As in post #17, the voltage gain transistors Q5 and Q7 will ultimately determine the no signal operating point at the emitters of the output transistors which should be 1/2 supply rail. The 2N2222 specified have a gain spread from 50 to 300, and just the 22k resistor to bias them. The operating point will be all over the place, and also the gain alters with temperature too. A simple amplifier like this will never have stable operating points to make bridging possible.

Bootstrapping increases the positive-going output swing. Therefore the idle voltage should be 0.4V higher than half the supply voltage.

 

The idle (no signal) DC voltages at the outputs of each amplifier on the bridged amplifier should be almost identical then a series output capacitor is not needed.

When I ran such tests with and without the speaker (600uH inductor and 6 ohm resistor in series) the voltages at each output point is exactly the same.

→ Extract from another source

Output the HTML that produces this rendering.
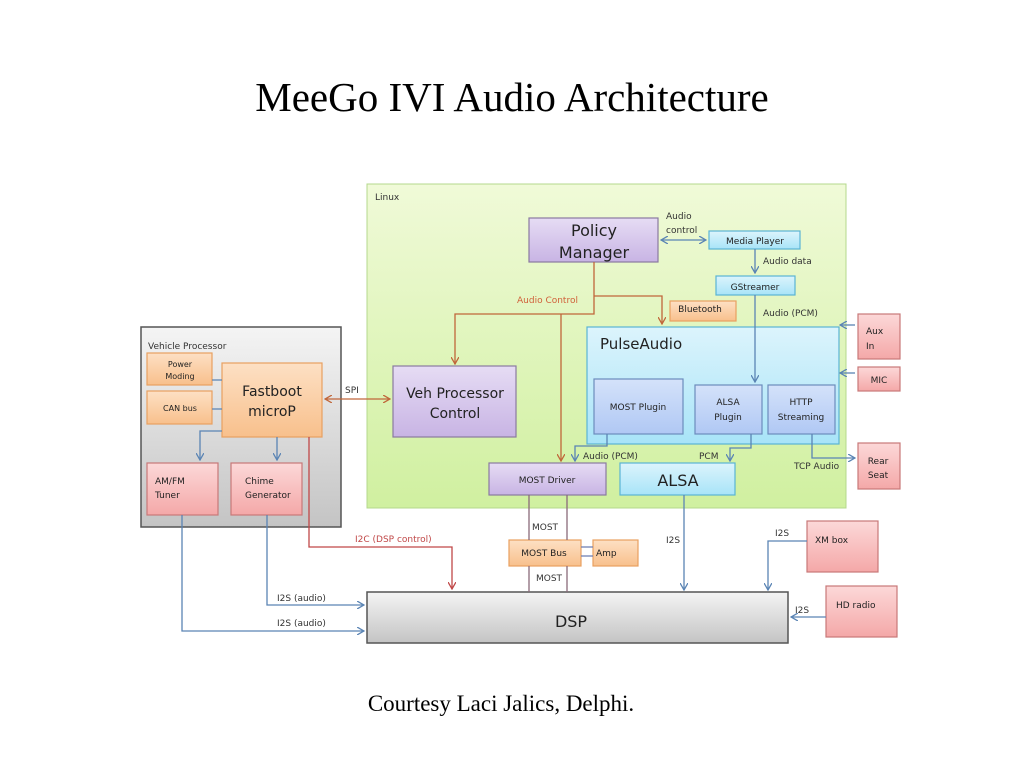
<!DOCTYPE html>
<html><head><meta charset="utf-8"><style>
body{margin:0;background:#fff;width:1024px;height:768px;overflow:hidden}
svg text{font-family:"DejaVu Sans","Liberation Sans",sans-serif}
</style></head><body>
<svg width="1024" height="768" viewBox="0 0 1024 768" xmlns="http://www.w3.org/2000/svg">
<defs>
<linearGradient id="g" x1="0" y1="0" x2="0" y2="1"><stop offset="0" stop-color="#f0fad8"/><stop offset="1" stop-color="#d0f0a0"/></linearGradient>
<linearGradient id="gr" x1="0" y1="0" x2="0" y2="1"><stop offset="0" stop-color="#f4f4f4"/><stop offset="1" stop-color="#c4c4c4"/></linearGradient>
<linearGradient id="pu" x1="0" y1="0" x2="0" y2="1"><stop offset="0" stop-color="#e6dcf4"/><stop offset="1" stop-color="#c8b4e4"/></linearGradient>
<linearGradient id="cy" x1="0" y1="0" x2="0" y2="1"><stop offset="0" stop-color="#dcf4fc"/><stop offset="1" stop-color="#a8e4f8"/></linearGradient>
<linearGradient id="bl" x1="0" y1="0" x2="0" y2="1"><stop offset="0" stop-color="#d4e2fa"/><stop offset="1" stop-color="#b0c8f4"/></linearGradient>
<linearGradient id="or" x1="0" y1="0" x2="0" y2="1"><stop offset="0" stop-color="#fde0c4"/><stop offset="1" stop-color="#f8c08c"/></linearGradient>
<linearGradient id="rd" x1="0" y1="0" x2="0" y2="1"><stop offset="0" stop-color="#fcd8d8"/><stop offset="1" stop-color="#f4a8a8"/></linearGradient>
<marker id="ab" markerWidth="8" markerHeight="8" refX="7" refY="4" orient="auto-start-reverse" markerUnits="userSpaceOnUse"><path d="M0,0 L7,4 L0,8" fill="none" stroke="#5a84b4" stroke-width="1.3"/></marker>
<marker id="ao" markerWidth="8" markerHeight="8" refX="7" refY="4" orient="auto-start-reverse" markerUnits="userSpaceOnUse"><path d="M0,0 L7,4 L0,8" fill="none" stroke="#c0663a" stroke-width="1.3"/></marker>
<marker id="ar" markerWidth="8" markerHeight="8" refX="7" refY="4" orient="auto-start-reverse" markerUnits="userSpaceOnUse"><path d="M0,0 L7,4 L0,8" fill="none" stroke="#c04848" stroke-width="1.3"/></marker>
</defs>
<text x="512" y="111" text-anchor="middle" style="font-family:'Liberation Serif',serif" font-size="41">MeeGo IVI Audio Architecture</text>
<text x="501" y="711" text-anchor="middle" style="font-family:'Liberation Serif',serif" font-size="23">Courtesy Laci Jalics, Delphi.</text>

<rect x="367" y="184" width="479" height="324" fill="url(#g)" stroke="#b4d88c"/>
<text x="375" y="200" font-size="9" fill="#333">Linux</text>
<rect x="141" y="327" width="200" height="200" fill="url(#gr)" stroke="#555" stroke-width="1.5"/>
<text x="148" y="349" font-size="9" fill="#333">Vehicle Processor</text>

<g stroke-width="1.2">
<rect x="529" y="218" width="129" height="44" fill="url(#pu)" stroke="#8a7aa0"/>
<rect x="393" y="366" width="123" height="71" fill="url(#pu)" stroke="#8a7aa0"/>
<rect x="489" y="463" width="117" height="32" fill="url(#pu)" stroke="#8a7aa0"/>
<rect x="709" y="231" width="91" height="18" fill="url(#cy)" stroke="#5ab4d4"/>
<rect x="716" y="276" width="79" height="19" fill="url(#cy)" stroke="#5ab4d4"/>
<rect x="587" y="327" width="252" height="117" fill="url(#cy)" stroke="#5ab4d4"/>
<rect x="620" y="463" width="115" height="32" fill="url(#cy)" stroke="#5ab4d4"/>
<rect x="594" y="379" width="89" height="55" fill="url(#bl)" stroke="#6c8cbc"/>
<rect x="695" y="385" width="67" height="49" fill="url(#bl)" stroke="#6c8cbc"/>
<rect x="768" y="385" width="67" height="49" fill="url(#bl)" stroke="#6c8cbc"/>
<rect x="670" y="301" width="66" height="20" fill="url(#or)" stroke="#e8a060"/>
<rect x="147" y="353" width="65" height="32" fill="url(#or)" stroke="#e8a060"/>
<rect x="147" y="391" width="65" height="33" fill="url(#or)" stroke="#e8a060"/>
<rect x="222" y="363" width="100" height="74" fill="url(#or)" stroke="#e8a060"/>
<rect x="509" y="540" width="72" height="26" fill="url(#or)" stroke="#e8a060"/>
<rect x="593" y="540" width="45" height="26" fill="url(#or)" stroke="#e8a060"/>
<rect x="147" y="463" width="71" height="52" fill="url(#rd)" stroke="#c87878"/>
<rect x="231" y="463" width="71" height="52" fill="url(#rd)" stroke="#c87878"/>
<rect x="858" y="314" width="42" height="45" fill="url(#rd)" stroke="#c87878"/>
<rect x="858" y="367" width="42" height="24" fill="url(#rd)" stroke="#c87878"/>
<rect x="858" y="443" width="42" height="46" fill="url(#rd)" stroke="#c87878"/>
<rect x="807" y="521" width="71" height="51" fill="url(#rd)" stroke="#c87878"/>
<rect x="826" y="586" width="71" height="51" fill="url(#rd)" stroke="#c87878"/>
<rect x="367" y="592" width="421" height="51" fill="url(#gr)" stroke="#555" stroke-width="1.5"/>
</g>

<g font-size="16" fill="#222" text-anchor="middle">
<text x="594" y="236">Policy</text><text x="594" y="258">Manager</text>
<text x="455" y="398" font-size="14">Veh Processor</text><text x="455" y="418" font-size="14">Control</text>
<text x="272" y="396" font-size="14">Fastboot</text><text x="272" y="416" font-size="14">microP</text>
<text x="678" y="486" font-size="16">ALSA</text>
<text x="571" y="627" font-size="16">DSP</text>
</g>
<text x="600" y="349" font-size="15" fill="#222">PulseAudio</text>
<g font-size="9" fill="#222" text-anchor="middle">
<text x="755" y="244">Media Player</text>
<text x="755" y="290">GStreamer</text>
<text x="700" y="312">Bluetooth</text>
<text x="638" y="410">MOST Plugin</text>
<text x="728" y="405">ALSA</text><text x="728" y="420">Plugin</text>
<text x="801" y="405">HTTP</text><text x="801" y="420">Streaming</text>
<text x="547" y="483">MOST Driver</text>
<text x="544" y="556">MOST Bus</text>
<text x="879" y="383">MIC</text>
<text x="878" y="464">Rear</text><text x="878" y="478">Seat</text>
<text x="180" y="367" font-size="8">Power</text><text x="180" y="379" font-size="8">Moding</text>
<text x="180" y="411" font-size="8">CAN bus</text>
</g>
<g font-size="9" fill="#222">
<text x="866" y="334">Aux</text>
<text x="866" y="349">In</text>
<text x="596" y="556">Amp</text>
<text x="155" y="484">AM/FM</text><text x="155" y="498">Tuner</text>
<text x="245" y="484">Chime</text><text x="245" y="498">Generator</text>
<text x="815" y="543">XM box</text>
<text x="836" y="608">HD radio</text>
</g>

<g font-size="9" fill="#333">
<text x="666" y="219">Audio</text><text x="666" y="233">control</text>
<text x="763" y="264">Audio data</text>
<text x="763" y="316">Audio (PCM)</text>
<text x="583" y="459">Audio (PCM)</text>
<text x="699" y="459">PCM</text>
<text x="794" y="469">TCP Audio</text>
<text x="532" y="530">MOST</text>
<text x="536" y="581">MOST</text>
<text x="666" y="543">I2S</text>
<text x="775" y="536">I2S</text>
<text x="795" y="613">I2S</text>
<text x="345" y="393">SPI</text>
<text x="277" y="601">I2S (audio)</text>
<text x="277" y="626">I2S (audio)</text>
</g>
<text x="517" y="303" font-size="9" fill="#d0603a">Audio Control</text>
<text x="355" y="542" font-size="9" fill="#c04848">I2C (DSP control)</text>

<g fill="none" stroke-width="1.3">
<path d="M661,240 L706,240" stroke="#5a84b4" marker-start="url(#ab)" marker-end="url(#ab)"/>
<path d="M755,249 L755,273" stroke="#5a84b4" marker-end="url(#ab)"/>
<path d="M755,295 L755,382" stroke="#5a84b4" marker-end="url(#ab)"/>
<path d="M607,434 L607,446 L575,446 L575,461" stroke="#5a84b4" marker-end="url(#ab)"/>
<path d="M751,434 L751,448 L730,448 L730,461" stroke="#5a84b4" marker-end="url(#ab)"/>
<path d="M812,434 L812,458 L855,458" stroke="#5a84b4" marker-end="url(#ab)"/>
<path d="M855,325 L840,325" stroke="#5a84b4" marker-end="url(#ab)"/>
<path d="M855,373 L840,373" stroke="#5a84b4" marker-end="url(#ab)"/>
<path d="M594,262 L594,314 L455,314 L455,364" stroke="#c0663a" marker-end="url(#ao)"/>
<path d="M594,296 L662,296 L662,324" stroke="#c0663a" marker-end="url(#ao)"/>
<path d="M561,314 L561,461" stroke="#c0663a" marker-end="url(#ao)"/>
<path d="M325,399 L390,399" stroke="#c0663a" marker-start="url(#ao)" marker-end="url(#ao)"/>
<path d="M212,380 L222,380 M212,409 L222,409" stroke="#5a84b4"/>
<path d="M222,431 L200,431 L200,460" stroke="#5a84b4" marker-end="url(#ab)"/>
<path d="M277,437 L277,460" stroke="#5a84b4" marker-end="url(#ab)"/>
<path d="M309,437 L309,547 L452,547 L452,589" stroke="#c04848" marker-end="url(#ar)"/>
<path d="M267,515 L267,605 L364,605" stroke="#5a84b4" marker-end="url(#ab)"/>
<path d="M182,515 L182,631 L364,631" stroke="#5a84b4" marker-end="url(#ab)"/>
<path d="M529,495 L529,540 M529,566 L529,592 M567,495 L567,540 M567,566 L567,592" stroke="#8a6a7a"/>
<path d="M581,547 L593,547 M581,556 L593,556" stroke="#6c7cb0"/>
<path d="M684,495 L684,590" stroke="#5a84b4" marker-end="url(#ab)"/>
<path d="M807,541 L768,541 L768,590" stroke="#5a84b4" marker-end="url(#ab)"/>
<path d="M826,617 L791,617" stroke="#5a84b4" marker-end="url(#ab)"/>
</g>
</svg>
</body></html>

I also use the exact same components for both amps that I bridge together.

I am aware that parts have what are called a tolerance meaning that the values for each part aren't necessarily dead-on and I think its possible that one transistor can behave somewhat a bit different than another transistor of the exact same part number, but don't they have some standard (like a tolerance) to comply to?

And yes I make an effort to use bootstrapping in my amp circuit.

I should probably look at increasing the pull-up resistors from 82 ohms and suffer with slightly lower volume because my batteries might not handle the job with such low resistor values. I'm running the unit for 90 minutes at a time and my batteries are 7.2V and have capacities of 6800mAh and 4000mAh.